There will be no parades in October for Goose, Garv and the rest of the San Diego Padre gang that tilted the freeway south last season, when they won the first pennant in their 16th year of existence.
But that doesn't mean they can't delay the Dodgers' little party this season.
The Padres, who breezed to the 1984 division title by a dozen games but came into Dodger Stadium as also-rans, 13 games behind the Dodgers, punctured a few balloons Monday night, coming from behind against Fernando Valenzuela in the eighth inning and then beating reliever Ken Howell in the ninth, 6-4, before a crowd of 37,571.
Neither of those occurrences qualify as rare anymore. Valenzuela, who couldn't hold a 3-1 lead, hasn't won in a month; Howell, who took the loss and is 4-7, hasn't had a save since Aug. 16.

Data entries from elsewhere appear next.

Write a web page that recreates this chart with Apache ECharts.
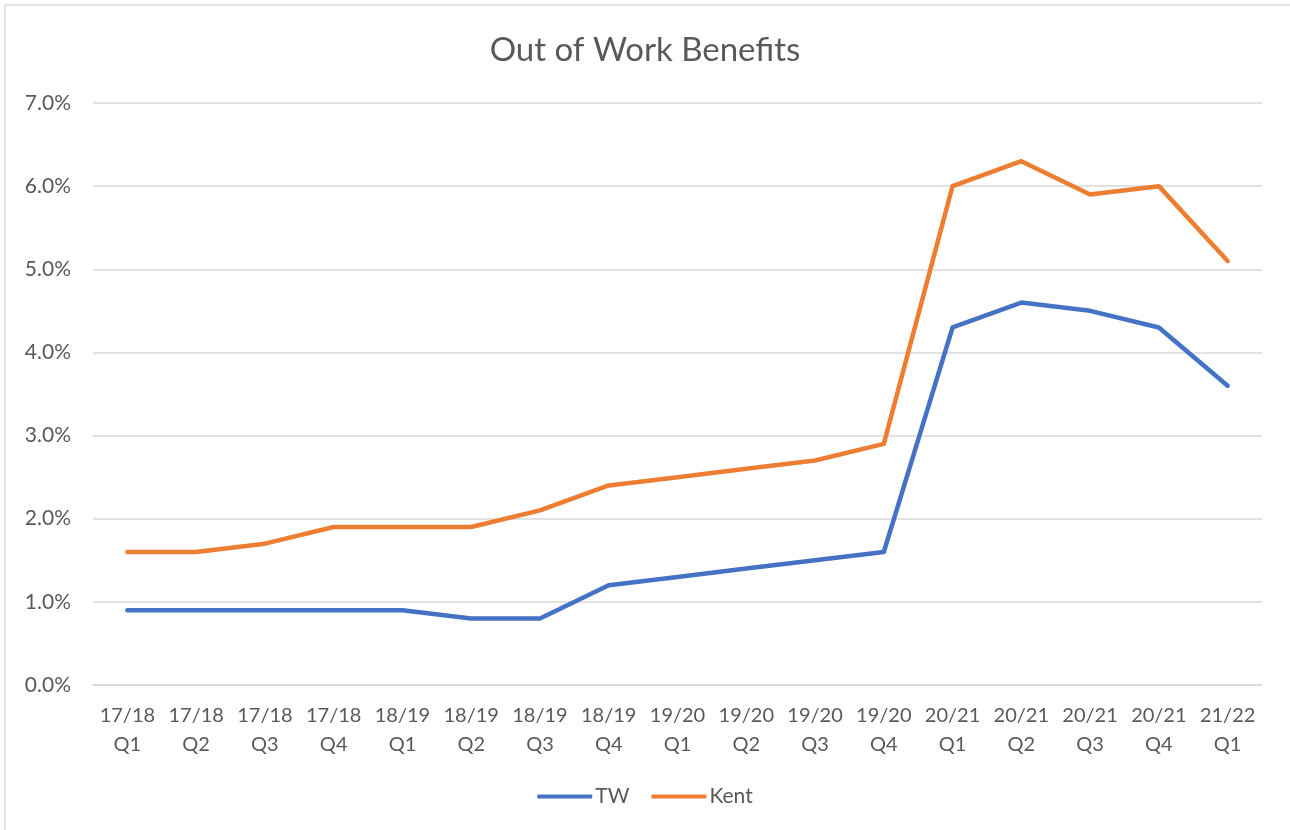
<!DOCTYPE html>
<html>
<head>
<meta charset="utf-8">
<script src="https://cdn.jsdelivr.net/npm/echarts@6/dist/echarts.min.js"></script>
<style>
html,body{margin:0;padding:0;background:#fff;}
#chart{width:1290px;height:830px;}
</style>
</head>
<body>
<div id="chart"></div>
<script>
// quarters along the x axis
var categories = ['17/18\nQ1','17/18\nQ2','17/18\nQ3','17/18\nQ4',
	'18/19\nQ1','18/19\nQ2','18/19\nQ3','18/19\nQ4',
	'19/20\nQ1','19/20\nQ2','19/20\nQ3','19/20\nQ4',
	'20/21\nQ1','20/21\nQ2','20/21\nQ3','20/21\nQ4',
	'21/22\nQ1'];
var twValues = [0.9,0.9,0.9,0.9,0.9,0.8,0.8,1.2,1.3,1.4,1.5,1.6,4.3,4.6,4.5,4.3,3.6];
var kentValues = [1.6,1.6,1.7,1.9,1.9,1.9,2.1,2.4,2.5,2.6,2.7,2.9,6.0,6.3,5.9,6.0,5.1];

var chart = echarts.init(document.getElementById('chart'));
var font = 'Lato, "Open Sans", sans-serif';
chart.setOption({
	animation:false,
	textStyle:{fontFamily:font},
	color:['#4472C4','#ED7D31'],
	graphic:[{
		type:'rect',
		shape:{x:5,y:5,width:1300,height:840},
		style:{fill:'none',stroke:'#d9d9d9',lineWidth:1.5},
		silent:true
	}],
	title:{
		text:'Out of Work Benefits',
		left:'center',
		top:29,
		textStyle:{color:'#595959',fontWeight:'normal',fontSize:33,fontFamily:font}
	},
	legend:{
		data:['TW','Kent'],
		bottom:18,
		left:'center',
		itemWidth:55,
		itemHeight:4,
		itemGap:22,
		icon:'roundRect',
		textStyle:{color:'#595959',fontSize:21,padding:[0,0,0,-2]}
	},
	grid:{left:93,right:28,top:103,bottom:145,containLabel:false},
	xAxis:{
		type:'category',
		data:categories,
		boundaryGap:true,
		axisTick:{show:false},
		axisLine:{lineStyle:{color:'#d9d9d9',width:1.5}},
		axisLabel:{color:'#595959',fontSize:20,lineHeight:29,margin:16,interval:0}
	},
	yAxis:{
		type:'value',
		min:0,
		max:7,
		interval:1,
		axisLine:{show:false},
		axisTick:{show:false},
		splitLine:{lineStyle:{color:'#d9d9d9',width:1.5}},
		axisLabel:{color:'#595959',fontSize:21,margin:22,formatter:function(v){return v.toFixed(1)+'%';}}
	},
	series:[
		{name:'TW',type:'line',data:twValues,symbol:'none',lineStyle:{width:4.5,cap:'round',join:'round'}},
		{name:'Kent',type:'line',data:kentValues,symbol:'none',lineStyle:{width:4.5,cap:'round',join:'round'}}
	]
});
</script>
</body>
</html>
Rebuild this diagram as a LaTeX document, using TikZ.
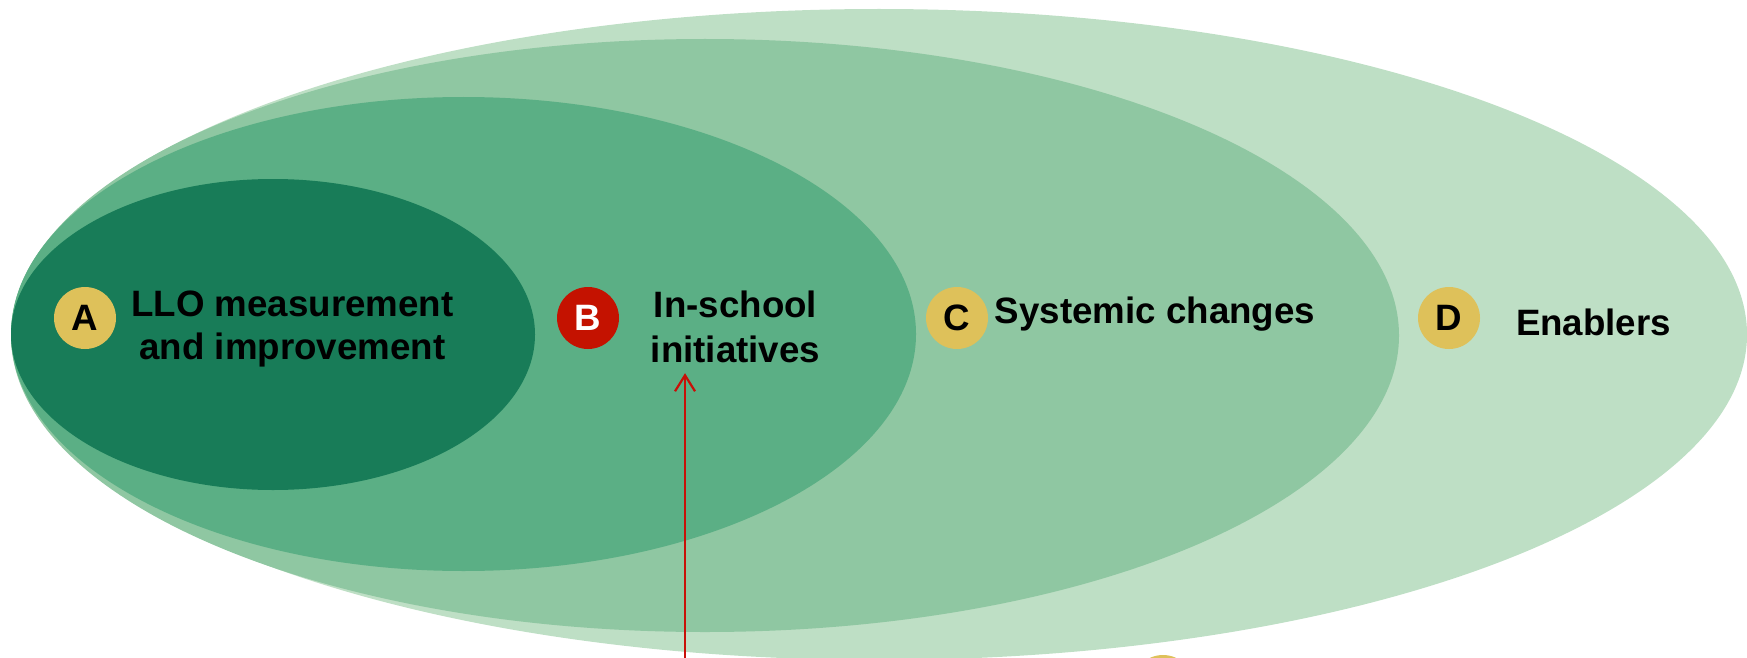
\documentclass[tikz,border=0pt]{standalone}
\usepackage{fontspec}
\setmainfont{Liberation Sans}
\usetikzlibrary{arrows.meta}
\definecolor{ellD}{RGB}{190,223,197}
\definecolor{ellC}{RGB}{143,199,162}
\definecolor{ellB}{RGB}{91,175,133}
\definecolor{ellA}{RGB}{24,124,88}
\definecolor{badgeY}{RGB}{222,193,90}
\definecolor{badgeR}{RGB}{196,18,0}
\definecolor{arrowR}{RGB}{200,16,8}
\begin{document}
\begin{tikzpicture}[x=1pt,y=-1pt,
  badge/.style={circle,minimum size=62pt,inner sep=0pt,fill=badgeY,text=black,
    font=\bfseries\fontsize{36.7}{44}\selectfont},
  lbltext/.style={font=\bfseries\fontsize{36.7}{44}\selectfont,inner sep=0pt,anchor=base,text=black},
  pointer/.style={draw=arrowR,line width=2.2pt,-{Straight Barb[length=16pt,width=20pt]}}]
\useasboundingbox (0,0) rectangle (1747,658);
\clip (0,0) rectangle (1747,658);
% nested ellipses
\fill[ellD] (879,334.5) ellipse [x radius=868pt, y radius=325.5pt];
\fill[ellC] (705,335.5) ellipse [x radius=694pt, y radius=296.5pt];
\fill[ellB] (463.5,334) ellipse [x radius=452.5pt, y radius=237pt];
\fill[ellA] (273,334.5) ellipse [x radius=262pt, y radius=155.5pt];
% badges
\node[badge] (badgeA) at (85,318) {A};
\node[badge,fill=badgeR,text=white] (badgeB) at (588,318) {B};
\node[badge] (badgeC) at (957,318) {C};
\node[badge] (badgeD) at (1449,318) {D};
\node[badge] (badgeE) at (1163,686) {};
% labels
\node[lbltext] (Atext) at (292.5,359)
  {\fontsize{36.7}{43}\selectfont\begin{tabular}[b]{@{}c@{}}LLO measurement\\and improvement\end{tabular}};
\node[lbltext] (Btext) at (735.5,362)
  {\fontsize{36.7}{45}\selectfont\begin{tabular}[b]{@{}c@{}}In-school\\initiatives\end{tabular}};
\node[lbltext] (Ctext) at (1155,323) {Systemic changes};
\node[lbltext] (Dtext) at (1593.5,335) {Enablers};
% pointer
\coordinate (foot) at (685,672);
\draw[pointer,shorten >=-2.5pt] (foot) -- (foot |- Btext.south);
\end{tikzpicture}
\end{document}
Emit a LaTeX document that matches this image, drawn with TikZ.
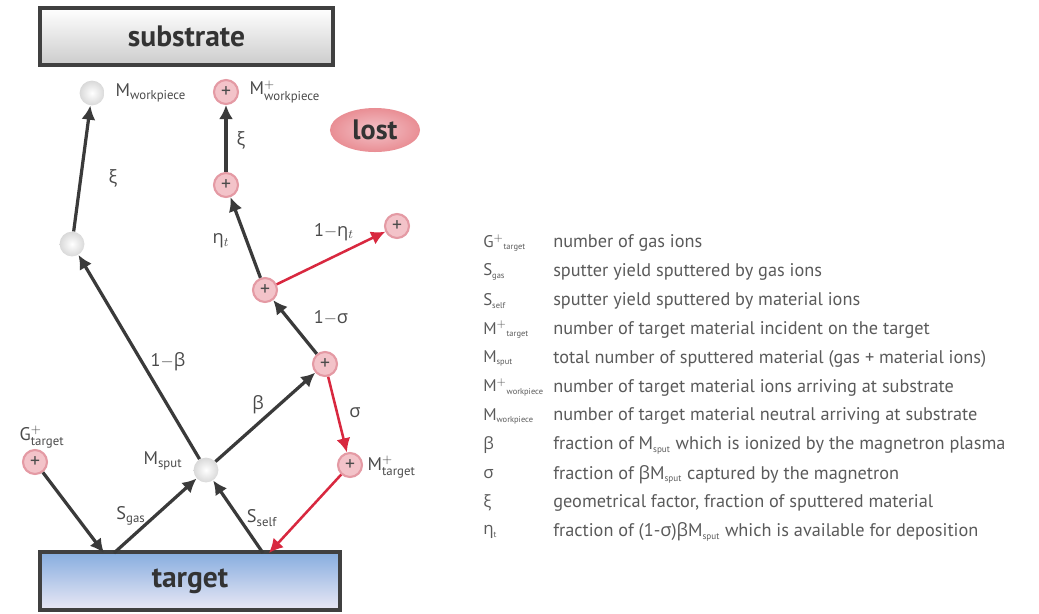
\documentclass[tikz,border=0pt]{standalone}
\usepackage{fontspec}
\usepackage{amsmath}
\setmainfont{PT Sans}
\newfontfamily\grk{Open Sans}
\usetikzlibrary{arrows.meta,shapes.geometric}

\definecolor{arrgray}{HTML}{3A3A3A}
\definecolor{arrred}{HTML}{D8283F}
\definecolor{ionfill}{HTML}{F3C3C9}
\definecolor{ionring}{HTML}{E49AA4}
\definecolor{lostfill}{HTML}{E98E94}
\definecolor{txtgray}{HTML}{4A4A4A}
\definecolor{legtxt}{HTML}{5A5A5A}
\definecolor{tgtop}{HTML}{86ADDF}
\definecolor{tgbot}{HTML}{EAE8F5}

% tiny subscript as in the legend
\newcommand{\lsub}[1]{$_{\scriptscriptstyle\text{#1}}$}

\tikzset{
    ion/.style={circle, draw=ionring, line width=1.5pt, fill=ionfill, minimum size=0.6cm,
        inner sep=0pt, font=\fontsize{14}{14}\selectfont, text=black!70},
    neutral/.style={circle, inner color=white, outer color=gray!30, minimum size=0.62cm, inner sep=0pt},
    flow/.style={-{Latex[length=10pt,width=10pt]}, draw=arrgray, line width=2.3pt},
    lossflow/.style={-{Latex[length=10pt,width=10pt]}, draw=arrred, line width=1.8pt},
    lbl/.style={text=txtgray, font=\fontsize{13}{15}\selectfont, inner sep=1pt},
    bigbox/.style={draw=black!75, line width=2.2pt, text=black!80, font=\fontsize{21}{24}\selectfont\bfseries},
    sym/.style={anchor=west, text=legtxt, font=\fontsize{12}{14}\selectfont, inner sep=0pt},
    desc/.style={anchor=west, text=legtxt, font=\fontsize{13}{15}\selectfont, inner sep=0pt}
}

\begin{document}
\begin{tikzpicture}[x=0.025cm, y=-0.025cm]
\useasboundingbox (0,0) rectangle (1039,613);

% boxes
\node[bigbox, top color=white, bottom color=gray!40, minimum width=7.325cm, minimum height=1.425cm]
    (substrate) at (186.5,36.5) {substrate};
\node[bigbox, top color=tgtop, bottom color=tgbot, minimum width=7.5cm, minimum height=1.45cm]
    (target) at (190,581) {target};
\node[ellipse, inner color=ionfill, outer color=lostfill, minimum width=2.25cm,
    minimum height=1.1cm, inner sep=0pt, text=black!80, font=\fontsize{20}{24}\selectfont\bfseries]
    (lost) at (375,130) {lost};

% particles
\node[neutral] (mwp) at (92,93) {};
\node[ion] (mwpi) at (226,92) {+};
\node[neutral] (n1) at (72,244) {};
\node[ion] (i1) at (226,185) {+};
\node[ion] (i2) at (265,290) {+};
\node[ion] (ilost) at (397,226) {+};
\node[ion] (i3) at (325,364) {+};
\node[neutral] (msput) at (206,470) {};
\node[ion] (mtar) at (350,465) {+};
\node[ion] (gtar) at (35,462) {+};

\coordinate (tgA) at (104,553);
\coordinate (tgB) at (114,553);
\coordinate (tgC) at (263,553);
\coordinate (tgD) at (269,553);

% arrows
\draw[flow] (n1) -- (mwp);
\draw[flow] (i1) -- (mwpi);
\draw[flow] (i2) -- (i1);
\draw[lossflow] (i2) -- (ilost);
\draw[flow] (i3) -- (i2);
\draw[flow] (msput) -- (i3);
\draw[flow] (msput) -- (n1);
\draw[lossflow] (i3) -- (mtar);
\draw[lossflow] (mtar) -- (tgD);
\draw[flow] (gtar) -- (tgA);
\draw[flow] (tgB) -- (msput);
\draw[flow] (tgC) -- (msput);

% labels
\path (114,93) node[lbl, anchor=west] (lmwp) {M$_{\text{workpiece}}$};
\path (248,92) node[lbl, anchor=west] (lmwpi) {M$^{+}_{\text{workpiece}}$};
\path (113,178) node[lbl] (lxi1) {{\grk ξ}};
\path (241,140) node[lbl] (lxi2) {{\grk ξ}};
\path (221,241) node[lbl] (leta) {{\grk η}$_{t}$};
\path (334,232) node[lbl] (lnoeta) {1$-${\grk η}$_{t}$};
\path (331,318) node[lbl] (lnosig) {1$-${\grk σ}};
\path (258,405) node[lbl] (lbeta) {{\grk β}};
\path (168,362) node[lbl] (lnobeta) {1$-${\grk β}};
\path (355,413) node[lbl] (lsig) {{\grk σ}};
\path (366,467) node[lbl, anchor=west] (lmtar) {M$^{+}_{\text{target}}$};
\path (163,461) node[lbl] (lmsput) {M$_{\text{sput}}$};
\path (42,437) node[lbl] (lgtar) {G$^{+}_{\text{target}}$};
\path (131,516) node[lbl] (lsgas) {S$_{\text{gas}}$};
\path (262,518) node[lbl] (lsself) {S$_{\text{self}}$};

% legend
\foreach \s/\d [count=\i from 0] in {
    {G$^{+}$\lsub{target}}/{number of gas ions},
    {S\lsub{gas}}/{sputter yield sputtered by gas ions},
    {S\lsub{self}}/{sputter yield sputtered by material ions},
    {M$^{+}$\lsub{target}}/{number of target material incident on the target},
    {M\lsub{sput}}/{total number of sputtered material (gas + material ions)},
    {M$^{+}$\lsub{workpiece}}/{number of target material ions arriving at substrate},
    {M\lsub{workpiece}}/{number of target material neutral arriving at substrate},
    {{\grk β}}/{fraction of M\lsub{sput} which is ionized by the magnetron plasma},
    {{\grk σ}}/{fraction of {\grk β}M\lsub{sput} captured by the magnetron},
    {{\grk ξ}}/{geometrical factor, fraction of sputtered material},
    {{\grk η}\lsub{t}}/{fraction of (1-{\grk σ}){\grk β}M\lsub{sput} which is available for deposition}}
{
    \path (483,{243+28.9*\i}) node[sym] (sym\i) {\s};
    \path (553,{243+28.9*\i}) node[desc] (desc\i) {\d};
}

\end{tikzpicture}
\end{document}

"We can't control Cincinnati, but we have a chance to control our own little destiny here," Padre Manager Dick Williams said. "They (the Dodgers) are going to win it, but I'd just as soon not watch their celebration."
The Padres still could wind up as wallflowers at a Dodger Stadium bash tonight. Because Cincinnati also lost on Monday, to San Francisco, the Dodgers' magic number to clinch is two with six games left. They lead the Reds by 5 1/2 games; a Red loss and Dodger win today, and the division belongs to Los Angeles.
But first the Dodgers must get past the Padres, the only team in the West that has a winning record (10-7) against them.
Rookie Jerry Davis, who had only one RBI in 52 at-bats this season, broke a 4-4 tie in the ninth with a two-out single that scored pinch-runner Miguel Dilone, who had stolen second base to get into scoring position.
Davis wound up on third after right fielder Mike Marshall threw to the plate and catcher Mike Scioscia heaved the ball back into center field, then scored on Garry Templeton's double.
When someone told Davis it was his first game-winning RBI this year, he said: "This year? It was the first ever in my life."
For his part, Howell said there's never been six weeks in his life to compare to the period he's enduring now. In his last 23 appearances, Howell has given up 18 earned runs. In his last six, he has given up 10 runs in 9 innings.
"I had good stuff and I made the pitches, but I don't have the luck--I don't get it," Howell said quietly afterward while soaking his elbow in ice.
"How well does that tell you you're going? That's the question I ask myself. I've never been through anything like this. Every day, I tell myself it's going to change . . . but how many times have I come one out away?
"When a guy (Davis) reaches out and hits a ball like that, instead of grounding out or popping it up, he slices a hit . . . they (the Padres) have done that to me three times this year."
Once again, however, Howell's control hurt him at least as much as happenstance. He walked Kevin McReynolds on a full count to open the ninth, his 32nd walk in 83 innings after just five unintentional walks in 51 innings his rookie season.
Valenzuela has just one win in his last seven starts, a stretch in which he lost a 4-0 lead to Houston in his last start and a 6-1 lead on Sept. 15 at Cincinnati, a game that kept the Reds in the race.
During that time, Valenzuela has been pitching with a sore left ankle, an injury that he refuses to acknowledge has bothered him. "No problem," he said again Monday. "Only when I turn to swing the bat--and I had two hits tonight."
It was noticeable, however, when he hopped down to first base after one of his two singles off Padre starter LaMarr Hoyt. But trainer Bill Buhler said that Valenzuela has not come in for any treatment, and it wasn't even taped.
"No, I'm not worried about Fernando," Manager Tom Lasorda said when a reporter walked into his office. "He said he's OK. What's your next question?"
Valenzuela is well aware that he's 0 for September. "A long time," he said with a smile.
Tony Gwynn's two-run single had tied the score, 3-3, against Valenzuela, and prompted his exit. Steve Garvey's RBI infield out gave the Padres a lead that lasted only until the bottom of the eighth, when Steve Sax singled off Goose Gossage, took third on Enos Cabell's base hit and scored on Mariano Duncan's sacrifice fly.
"I'll tell you, I don't really think he had his best stuff, from the beginning," Gwynn said. "And whenever that happens against Fernando, you've got to take advantage of it."
The 3-1 lead the Dodgers gave Valenzuela was constructed primarily by Marshall. He led off the second inning with his second home run in two at-bats and 26th of the season, a drive into the right-field pavilion. Marshall also tripled down the right-field line and scored on Scioscia's perfectly executed squeeze bunt in the fourth.
An inning later, the Dodger right fielder--who had uncharacteristically dropped a fly the day before--made the catch of the night, a sprawling grab of Bruce Bochy's shallow fly near the line.